CODEWITHSUNDEEP
algorithmlanguage-agnosticcombinatorics
crsdahl
crsdahl

Reputation: 595

Pairing weighted items from two ordered lists while maintaining the order

I am searching for an algorithm that solves this problem:

I have two lists with items for example:

A = {a, b, c, d}
B = {e, f, g}

and a table telling me how good each item from one list matches an item from the other list. For example:

e f g
a 10 2 1
b 1 0 2
c 2 0 0
d 1 20 0

Now I need to pair items of A with items from B so that the the sum of matches is maximised, while keeping both lists in order and only using each item once. Not all items need to be matched.

For this example the solution would be:

[{a, e}, {d, f}]

Upvotes: 2

Views: 264

Answers (1)

Anatolii
Anatolii

Reputation: 14680

Introduction

You can use dynamic programming for your problem, and an element dp[i][j] denotes the maximum possible sum reached till the current position i,j. i corresponds to an i-th element from one list and j - to an j-th element from the other array.

Flow

I will Python for drafting an algorithm although the same algorithm will perform much better in other languages like JAVA or C++. With Python, however, it's a bit more readable (imho).

Preparation

For brevity, I assume that your table always has at least 2 rows and columns.

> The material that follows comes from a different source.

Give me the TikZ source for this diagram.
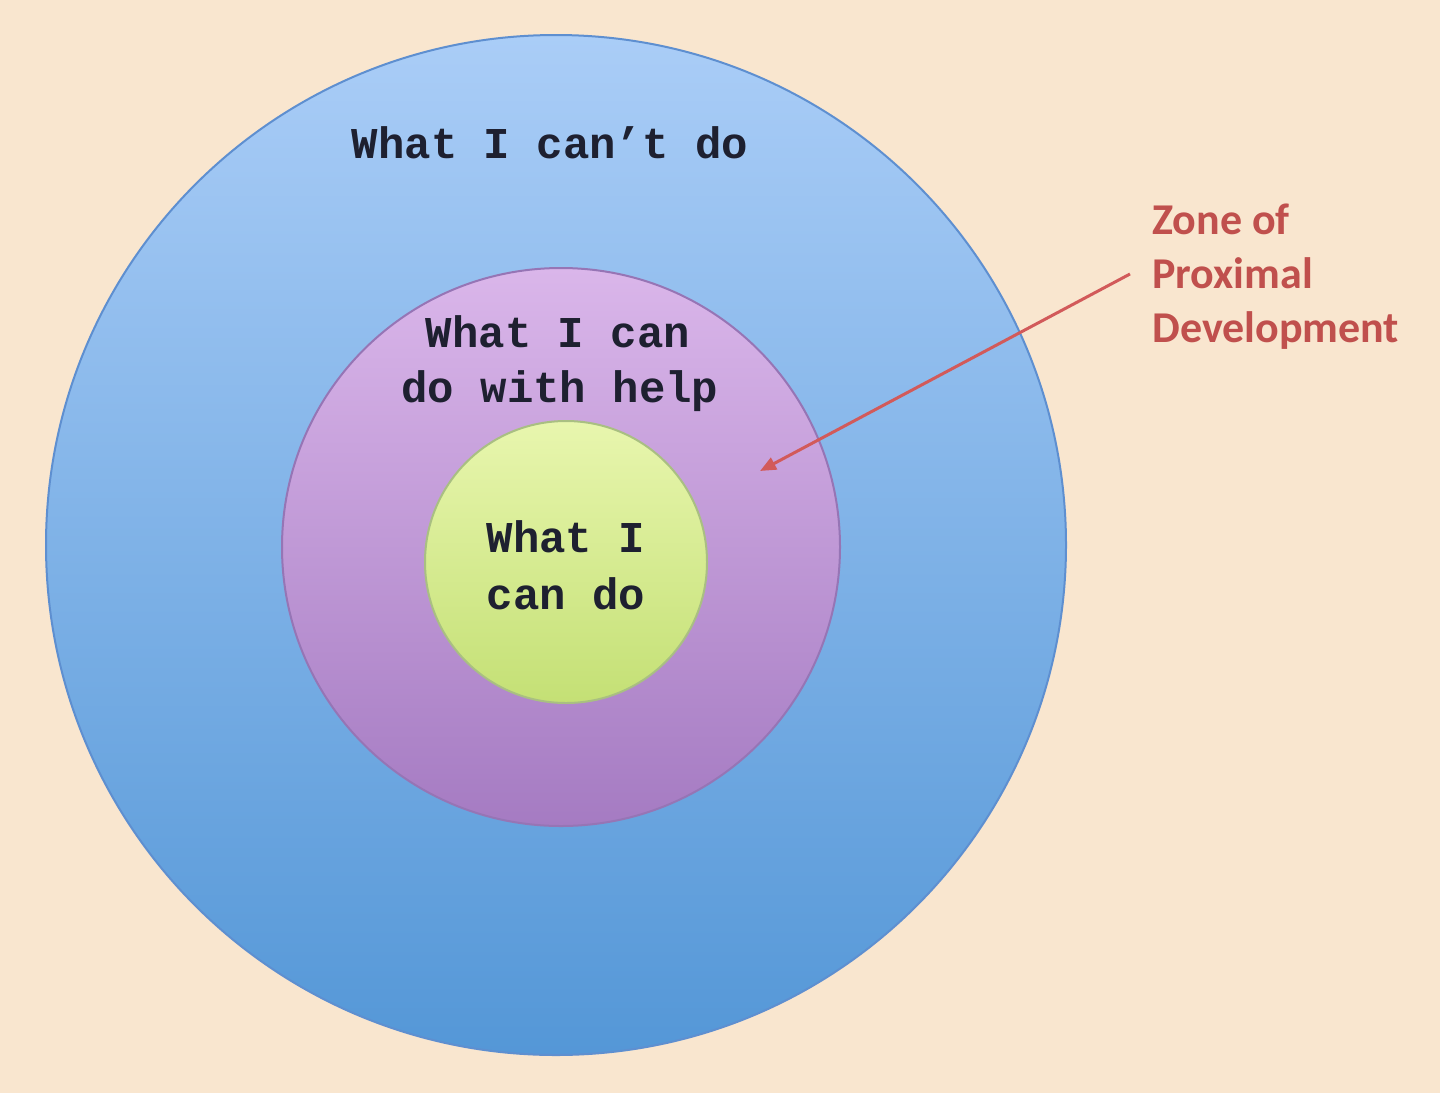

A size of the table of matches and the table of matches can be represented as:

n, m = 4, 3 # n stands for number of rows, and m - columns
matches = [[10, 2, 1],
  [1, 0, 2],
  [2, 0, 0],
  [1, 20, 0]]

Create a dp array initially containing the same elements as matches:

dp = matches

Find maximum sum

Now, to calculate the maximum sum for dp[i][j] we have to consider 4 cases:

  1. dp[i][j] can be a maximum value.
  2. dp[i][j - 1] is a maximum value.
  3. dp[i - 1][j] is the largest.
  4. dp[i - 1][j - 1] + dp[i][j] is the maximum

So, it can be done as below:

for j in range(m):
    for i in range(n):
        top = -1
        if i > 0:
            top = dp[i - 1][j]
        left = -1
        if j > 0:
            left = dp[i][j - 1]
        topLeft = -1
        if i > 0 and j > 0:
            topLeft = dp[i - 1][j - 1]

        dp[i][j] = max(topLeft + dp[i][j], top, left, dp[i][j])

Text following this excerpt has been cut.